‘The Lobster’ (2015) makes the perfect date or anti-date film

by Diego Moreno | 6/30/16 5:00pm

“The Lobster” (2015) is the latest effort from renowned Greek filmmaker Yorgos Lanthimos, who received the Jury Prize at the 2015 Cannes Film Festival for this film. Fans of Lanthimos’ previous work such as “Dogtooth” (2009) and “Alps” (2011) will likewise enjoy the tone of his most recent masterpiece, which borders on the verge of experimental while still effectively utilizing techniques common in mainstream cinema.

“The Lobster” is hard to place in a specific genre: it manages to intertwine romance, drama and comedy while touching upon the human psyche.

Like many of today’s dystopian movies with their thematic warnings about our impending futures, the film is set in a near future in which, the government controls human behavior. In this case, it is illegal for humans to be single. Sure, that may not seem so bad if you’re thinking you have years to do so. But the catch in Lanthimos’s world? Those who are single are taken to a hotel where they are given 45 days to find a suitable partner or else they will be turned into an animal and cast off into the wilderness.

“The Lobster” focuses on David (Colin Farrell), who realizes he has no other choice but to check into the hotel after his wife leaves him to begin a relationship with another man. Accompanied by his brother, who transformed into a dog several years earlier because of his inability to find a partner within the allotted time, David, upon checking in, decides he will turn into a lobster should he similarly fail. His reasoning? Lobsters have lengthy lifespans and live in the sea, which he loves.

During his “stay,” David befriends the two runts of the litter, “the lisping man” (John C. Reilly) and “the limping man” (Ben Whishaw), who provide much of the comic relief throughout the film but also highlight the low quality of the guests’ lives.

After a heated discussion with the limping man forces David to consider the possibility of being boiled and eaten, he decides to try to seduce the most heartless woman at the hotel by pretending to be heartless himself. David is soon found out, however, and forced to flee to the woods.

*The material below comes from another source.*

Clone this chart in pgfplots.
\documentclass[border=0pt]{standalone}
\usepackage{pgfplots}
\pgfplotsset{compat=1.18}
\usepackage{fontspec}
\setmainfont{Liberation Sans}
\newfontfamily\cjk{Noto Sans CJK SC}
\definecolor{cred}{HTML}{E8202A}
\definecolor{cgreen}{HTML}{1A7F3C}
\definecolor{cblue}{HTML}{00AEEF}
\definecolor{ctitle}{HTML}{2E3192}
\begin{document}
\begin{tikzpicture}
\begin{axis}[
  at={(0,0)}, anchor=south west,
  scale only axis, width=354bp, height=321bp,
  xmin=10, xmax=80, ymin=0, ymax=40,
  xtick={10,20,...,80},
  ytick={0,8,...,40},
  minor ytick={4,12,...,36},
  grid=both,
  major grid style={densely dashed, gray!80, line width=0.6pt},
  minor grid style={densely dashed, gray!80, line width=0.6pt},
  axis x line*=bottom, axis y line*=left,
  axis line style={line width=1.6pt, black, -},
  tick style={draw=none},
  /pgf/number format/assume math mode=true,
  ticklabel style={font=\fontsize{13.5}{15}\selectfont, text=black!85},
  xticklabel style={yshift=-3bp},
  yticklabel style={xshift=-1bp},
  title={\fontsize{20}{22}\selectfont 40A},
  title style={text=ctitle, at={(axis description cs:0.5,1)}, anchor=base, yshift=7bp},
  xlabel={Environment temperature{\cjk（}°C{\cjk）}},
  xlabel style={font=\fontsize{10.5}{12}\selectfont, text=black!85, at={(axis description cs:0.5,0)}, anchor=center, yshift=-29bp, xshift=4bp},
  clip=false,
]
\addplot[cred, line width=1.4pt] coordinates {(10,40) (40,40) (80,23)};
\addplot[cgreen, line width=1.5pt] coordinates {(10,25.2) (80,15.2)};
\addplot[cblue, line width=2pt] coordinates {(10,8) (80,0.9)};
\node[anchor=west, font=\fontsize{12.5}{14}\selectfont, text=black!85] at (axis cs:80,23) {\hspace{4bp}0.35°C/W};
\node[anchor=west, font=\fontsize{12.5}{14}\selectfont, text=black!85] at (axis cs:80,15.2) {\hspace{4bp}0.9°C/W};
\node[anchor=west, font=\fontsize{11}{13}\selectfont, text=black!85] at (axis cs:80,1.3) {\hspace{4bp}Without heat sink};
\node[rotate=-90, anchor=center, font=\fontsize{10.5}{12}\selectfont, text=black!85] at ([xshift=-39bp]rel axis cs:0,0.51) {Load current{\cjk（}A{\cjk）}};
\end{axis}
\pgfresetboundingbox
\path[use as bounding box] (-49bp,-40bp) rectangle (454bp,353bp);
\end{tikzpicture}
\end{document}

There, he encounters “the loners,” a group of singles who have embraced their single lifestyle and created their own kind of authoritarian society.

When David first arrives there, the leader of the loners (Léa Seydoux) welcomes him with two bizarre rules with horrific consequences. The first is that loners are forbidden from relationships with one another. The second is that based on the ideology that people live and die alone, all loners must dig their own graves. Throughout this exile from the hotel, David realizes the effects of these rules. He encounters a couple who had their lips sewn shut for kissing and flirting. Later, when a fellow loner steps into a bear trap, the group abandons him to his death.

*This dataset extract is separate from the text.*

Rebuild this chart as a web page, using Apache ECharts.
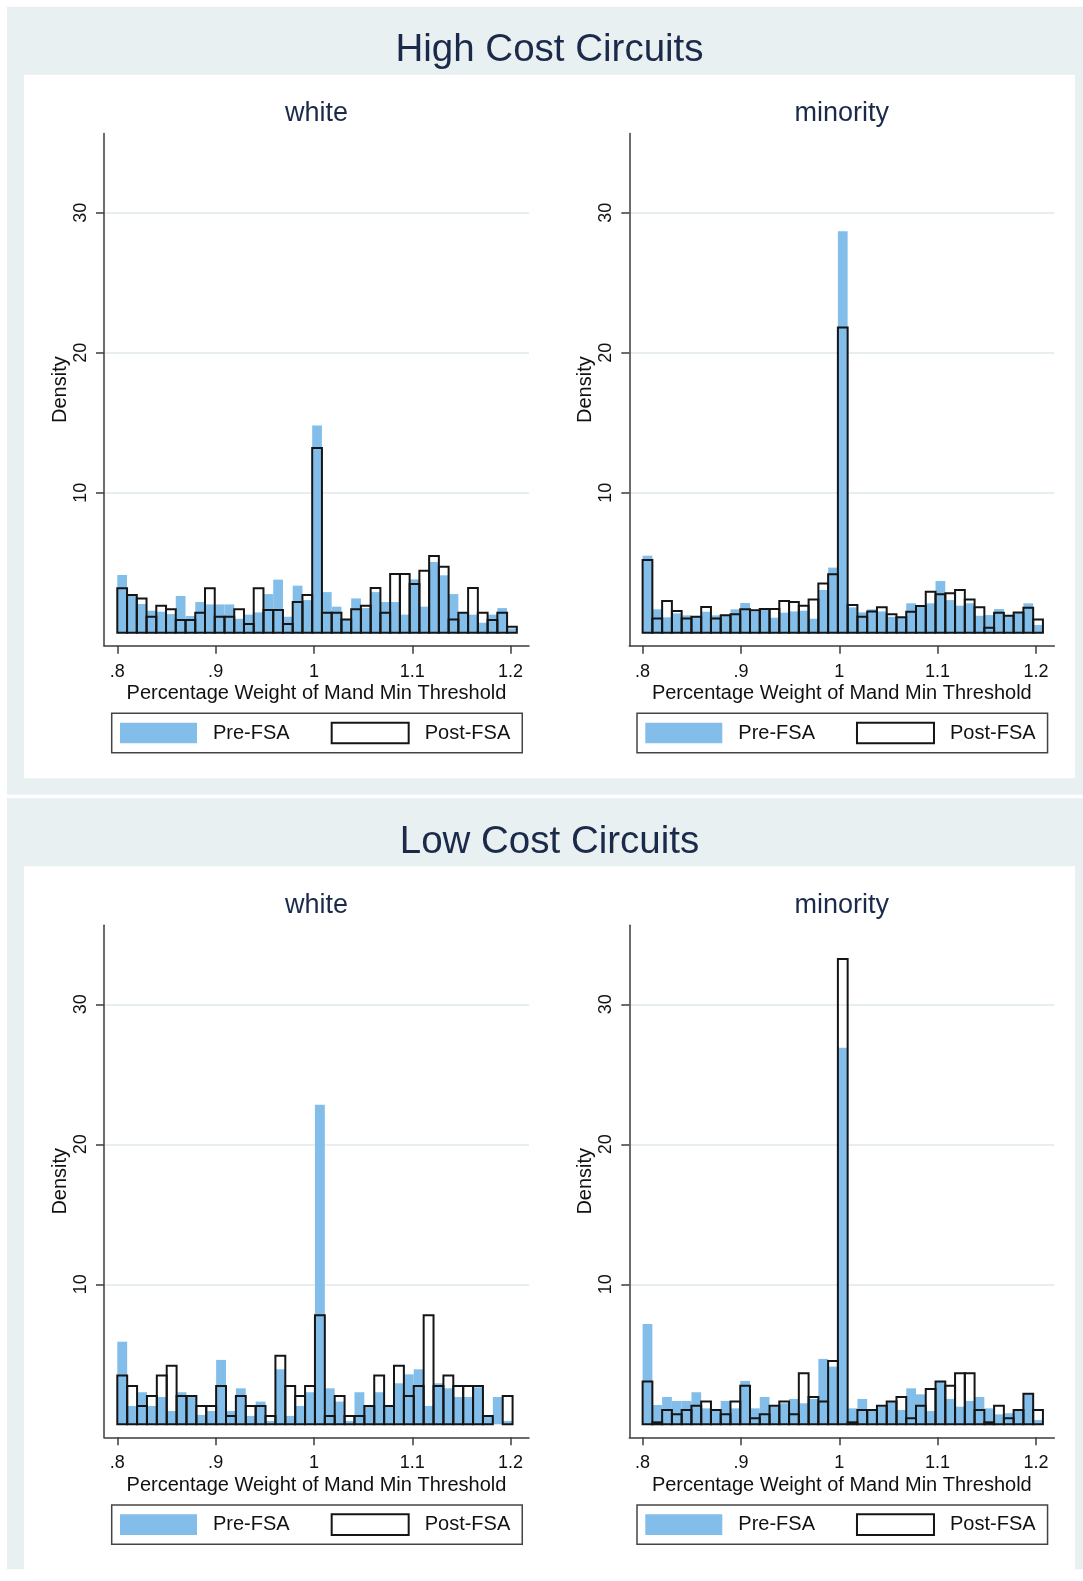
<!DOCTYPE html>
<html>
<head>
<meta charset="utf-8">
<script src="https://cdn.jsdelivr.net/npm/echarts@6/dist/echarts.min.js"></script>
<style>html,body{margin:0;padding:0;background:#fff}#c{width:1083px;height:1581px}</style>
</head>
<body>
<div id="c"></div>
<script>
// ---------------- DATA ----------------
const panelTitles = ['High Cost Circuits', 'Low Cost Circuits'];
const groupTitles = ['white', 'minority'];
const xAxisTitle = 'Percentage Weight of Mand Min Threshold';
const yAxisTitle = 'Density';
const seriesNames = ['Pre-FSA', 'Post-FSA'];
const xTickValues = [0.8, 0.9, 1.0, 1.1, 1.2];
const yTickValues = [10, 20, 30];

// histogram bins: first bin start and bin width per panel
const binStartHighWhite = 0.8, binWidthHighWhite = 0.00991;
const binStartHighMinority = 0.8, binWidthHighMinority = 0.00993;
const binStartLowWhite = 0.8, binWidthLowWhite = 0.01005;
const binStartLowMinority = 0.8, binWidthLowMinority = 0.00993;

const preHighWhite = [4.12,2.65,2.05,1.57,1.5,1.33,2.62,1.19,2.19,2.02,2.02,2.02,1.0,1.29,1.45,2.76,3.79,1.14,3.36,2.33,
  14.8,2.90,1.86,0.93,2.45,1.76,2.90,2.19,2.19,1.29,3.81,1.86,5.05,4.10,2.76,1.40,1.29,0.71,1.29,1.76,0.31];
const postHighWhite = [3.17,2.69,2.45,1.14,1.93,1.67,0.9,0.9,1.43,3.17,1.14,1.14,1.67,0.62,3.17,1.62,1.62,0.62,2.19,2.69,
  13.2,1.43,1.43,0.95,1.67,1.93,3.19,1.43,4.19,4.19,3.48,4.43,5.48,4.71,0.95,1.43,3.19,1.43,0.90,1.43,0.43];

const preHighMinority = [5.5,1.67,1.10,1.38,1.24,1.19,1.5,1.24,1.2,1.67,2.12,1.52,1.65,1.07,1.43,1.52,1.57,1.0,3.05,4.65,
  28.67,1.81,1.45,1.67,1.52,1.14,1.08,2.10,1.88,2.10,3.69,2.33,1.93,2.10,1.21,1.26,1.69,1.19,1.43,2.10,0.55];
const postHighMinority = [5.19,1.02,2.26,1.55,1.02,1.14,1.83,1.02,1.24,1.31,1.67,1.6,1.69,1.69,2.26,2.19,1.93,2.38,3.52,4.17,
  21.8,1.98,1.14,1.52,1.81,1.31,1.10,1.5,1.90,2.93,2.74,2.81,3.05,2.38,1.81,0.36,1.43,1.21,1.45,1.79,0.95];

const preLowWhite = [5.9,1.31,2.29,1.31,1.95,0.95,2.29,2.0,0.67,0.95,4.6,0.95,2.57,0.6,1.62,0.24,3.93,0.6,1.31,2.29,
  22.83,2.57,1.62,0.24,2.29,1.29,2.29,1.29,2.93,3.57,3.93,1.31,2.93,2.57,1.95,1.95,2.64,0.58,1.95,0.24];
const postLowWhite = [3.48,2.74,1.31,2.02,3.48,4.19,2.02,2.02,1.31,1.31,2.74,0.6,2.02,1.31,1.31,0.6,4.9,2.74,2.02,2.74,
  7.79,0.6,2.02,0.6,0.6,1.31,3.48,1.31,4.19,2.02,2.74,7.79,2.74,3.48,2.74,2.74,2.74,0.6,0,2.02];

const preLowMinority = [7.16,1.38,1.95,1.67,1.67,2.29,1.14,1.0,1.67,1.14,3.10,1.14,1.95,1.26,1.5,1.81,1.5,1.81,4.67,4.12,
  26.9,1.14,1.81,1.0,1.26,1.6,1.02,2.57,2.14,0.95,3.02,1.81,1.26,1.67,1.95,1.14,0.71,0.79,1.0,2.17,0.31];
const postLowMinority = [3.05,0.14,1.02,0.71,1.02,1.33,1.62,1.02,0.71,1.62,2.76,0.43,0.71,1.33,1.62,0.71,3.64,1.95,1.62,4.52,
  33.24,0.14,1.02,1.02,1.33,1.62,1.95,0.43,1.33,2.52,3.05,2.76,3.64,3.64,1.02,0.14,1.33,0.43,1.02,2.19,1.02];

// ---------------- LAYOUT / STYLE ----------------
const FONT = '"Liberation Sans", Arial, Helvetica, sans-serif';
const PRE_COLOR = '#82bee9';
const POST_STROKE = '#151515';
const AXIS_COLOR = '#3c3c3c';
const GRID_COLOR = '#e6eef0';
const BG_COLOR = '#e8f0f2';
const TITLE_COLOR = '#1b2a4a';
const TEXT_COLOR = '#111';

const PANEL_DY = 791.6;
const COL_DX = 525.3;
const GRID_W = 425, GRID_H = 512.1;
const X_MIN = 0.786474, X_MAX = 1.218692;
const Y_MIN = -0.9286, Y_MAX = 35.65;

const panels = [
  {pre: preHighWhite, post: postHighWhite, start: binStartHighWhite, width: binWidthHighWhite, row: 0, col: 0},
  {pre: preHighMinority, post: postHighMinority, start: binStartHighMinority, width: binWidthHighMinority, row: 0, col: 1},
  {pre: preLowWhite, post: postLowWhite, start: binStartLowWhite, width: binWidthLowWhite, row: 1, col: 0},
  {pre: preLowMinority, post: postLowMinority, start: binStartLowMinority, width: binWidthLowMinority, row: 1, col: 1}
];

function binData(values, start, width) {
  return values.map((v, i) => [start + i * width, start + (i + 1) * width, v]);
}

function makeRender(isPost) {
  return function (params, api) {
    const v = api.value(2);
    if (!(v > 0)) return null;
    const a = api.coord([api.value(0), v]);
    const b = api.coord([api.value(1), 0]);
    return {
      type: 'rect',
      shape: {x: a[0], y: a[1], width: b[0] - a[0], height: b[1] - a[1]},
      style: isPost
        ? {fill: 'none', stroke: POST_STROKE, lineWidth: 2}
        : {fill: PRE_COLOR, stroke: null}
    };
  };
}

const grids = [], xAxes = [], yAxes = [], series = [], legends = [], graphics = [];

// backgrounds and titles
const outerHeights = [788, 771];
for (let r = 0; r < 2; r++) {
  const dy = r * PANEL_DY;
  graphics.push({type: 'rect', z: -10, shape: {x: 7, y: 6.7 + dy, width: 1085, height: outerHeights[r]}, style: {fill: BG_COLOR}});
  graphics.push({type: 'rect', z: -9, shape: {x: 24, y: 74.7 + dy, width: 1051, height: 703.6}, style: {fill: '#ffffff'}});
  graphics.push({type: 'text', z: 10, x: 549.5, y: 50.5 + dy,
    style: {text: panelTitles[r], fontSize: 38.5, fontFamily: FONT, fill: TITLE_COLOR, align: 'center', verticalAlign: 'middle'}});
  for (let c = 0; c < 2; c++) {
    graphics.push({type: 'text', z: 10, x: 316.5 + c * COL_DX, y: 113.5 + dy,
      style: {text: groupTitles[c], fontSize: 27, fontFamily: FONT, fill: TITLE_COLOR, align: 'center', verticalAlign: 'middle'}});
  }
}

panels.forEach((p, i) => {
  const left = 104 + p.col * COL_DX;
  const top = 133.6 + p.row * PANEL_DY;
  grids.push({left: left, top: top, width: GRID_W, height: GRID_H});
  xAxes.push({
    type: 'value', gridIndex: i, min: X_MIN, max: X_MAX,
    axisLine: {show: true, onZero: false, lineStyle: {color: AXIS_COLOR, width: 1.5}},
    axisTick: {show: true, customValues: xTickValues, length: 8, lineStyle: {color: AXIS_COLOR, width: 1.5}},
    axisLabel: {customValues: xTickValues, margin: 17, fontSize: 18, fontFamily: FONT, color: TEXT_COLOR,
      formatter: v => (v < 1 ? String(+v.toFixed(2)).replace(/^0/, '') : String(+v.toFixed(2)))},
    splitLine: {show: false},
    name: xAxisTitle, nameLocation: 'middle', nameGap: 38,
    nameTextStyle: {fontSize: 20, fontFamily: FONT, color: TEXT_COLOR}
  });
  yAxes.push({
    type: 'value', gridIndex: i, min: Y_MIN, max: Y_MAX,
    axisLine: {show: true, onZero: false, lineStyle: {color: AXIS_COLOR, width: 1.5}},
    axisTick: {show: true, customValues: yTickValues, length: 8, lineStyle: {color: AXIS_COLOR, width: 1.5}},
    axisLabel: {customValues: yTickValues, rotate: 90, margin: 14, fontSize: 18, fontFamily: FONT, color: TEXT_COLOR},
    splitLine: {show: true, lineStyle: {color: GRID_COLOR, width: 2}},
    name: yAxisTitle, nameLocation: 'middle', nameGap: 34,
    nameTextStyle: {fontSize: 20, fontFamily: FONT, color: TEXT_COLOR}
  });
  series.push({
    type: 'custom', name: seriesNames[0], xAxisIndex: i, yAxisIndex: i, z: 2,
    data: binData(p.pre, p.start, p.width), encode: {x: [0, 1], y: 2},
    renderItem: makeRender(false), itemStyle: {color: PRE_COLOR}, silent: true
  });
  series.push({
    type: 'custom', name: seriesNames[1], xAxisIndex: i, yAxisIndex: i, z: 3,
    data: binData(p.post, p.start, p.width), encode: {x: [0, 1], y: 2},
    renderItem: makeRender(true), itemStyle: {color: '#fff', borderColor: POST_STROKE, borderWidth: 2}, silent: true
  });
  legends.push({
    left: 111.7 + p.col * COL_DX, top: 713.3 + p.row * PANEL_DY,
    orient: 'horizontal', itemWidth: 77, itemHeight: 20.6, itemGap: 41,
    padding: [8.4, 12, 8.4, 8.3], borderColor: '#444', borderWidth: 1.5, backgroundColor: '#fff',
    selectedMode: false,
    textStyle: {fontSize: 20, fontFamily: FONT, color: TEXT_COLOR, padding: [0, 0, 0, 11]},
    data: [
      {name: seriesNames[0], icon: 'rect', itemStyle: {color: PRE_COLOR, borderWidth: 0}},
      {name: seriesNames[1], icon: 'rect', itemStyle: {color: '#fff', borderColor: POST_STROKE, borderWidth: 2}}
    ]
  });
});

const chart = echarts.init(document.getElementById('c'), null, {renderer: 'canvas', width: 1083, height: 1581});
chart.setOption({
  backgroundColor: '#ffffff',
  animation: false,
  textStyle: {fontFamily: FONT},
  grid: grids, xAxis: xAxes, yAxis: yAxes, series: series, legend: legends,
  graphic: graphics
});
</script>
</body>
</html>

The film leaves the audience in the dark about the identity of the sporadic narrator until David meets a short-sighted woman (Rachel Weisz). Enamored by this woman who shares the same subtle disability as himself, David strikes up a dangerous, secret relationship with her. The last act of the film focuses entirely on this forbidden relationship and its physical and psychological consequences. The leader of the loners has the pair re-enter society pretending to be a couple on covert missions on behalf of the loners’ leader, who does not know that the pair are together. Deception and tragedy fill the remainder of the film, which sees David questioning his existence.

Contradictions make up much of the film’s audio-visual production and its conceptual backbone. Walking flamingos interrupt beautiful shots of the Irish countryside. Fast-paced classical music accompanies transitions that violently pull the audience from one scene to the next. The characters seem to be the epitome of human sadness, yet they are still able to make the audience laugh hysterically. The film pokes fun at the institution of marriage while simultaneously pointing out the flaws of a single life. The characters, sad and despondent, still possess the uncompromising, unflinching human spirit.

Lanthimos and his co-writer Efthymis Filippou grapple with some fundamental questions about human interaction and the need for relationships with “The Lobster.” What does it mean to be human? What does it mean to be alone? What does it mean to love? While the film does not answer any of these questions in its two-hour running time, it forces you to consider and confront these questions after you’ve left the theater.

Deeply moving yet surprisingly unsentimental, “The Lobster” is one of last year’s most intriguing and enthralling films, thanks largely to Farrell’s genuinely human performance and Reilly’s unexpectedly superb mastery of his role.

Funny, smart, troubling and sad, the film is perfect for dates, anti-dates and single lovers of cinema alike.

Rating: 8/10

“The Lobster” will play on Saturday, August 6 at 7 p.m. in the Loew Auditorium as part of he Hopkins Center’s summer film series.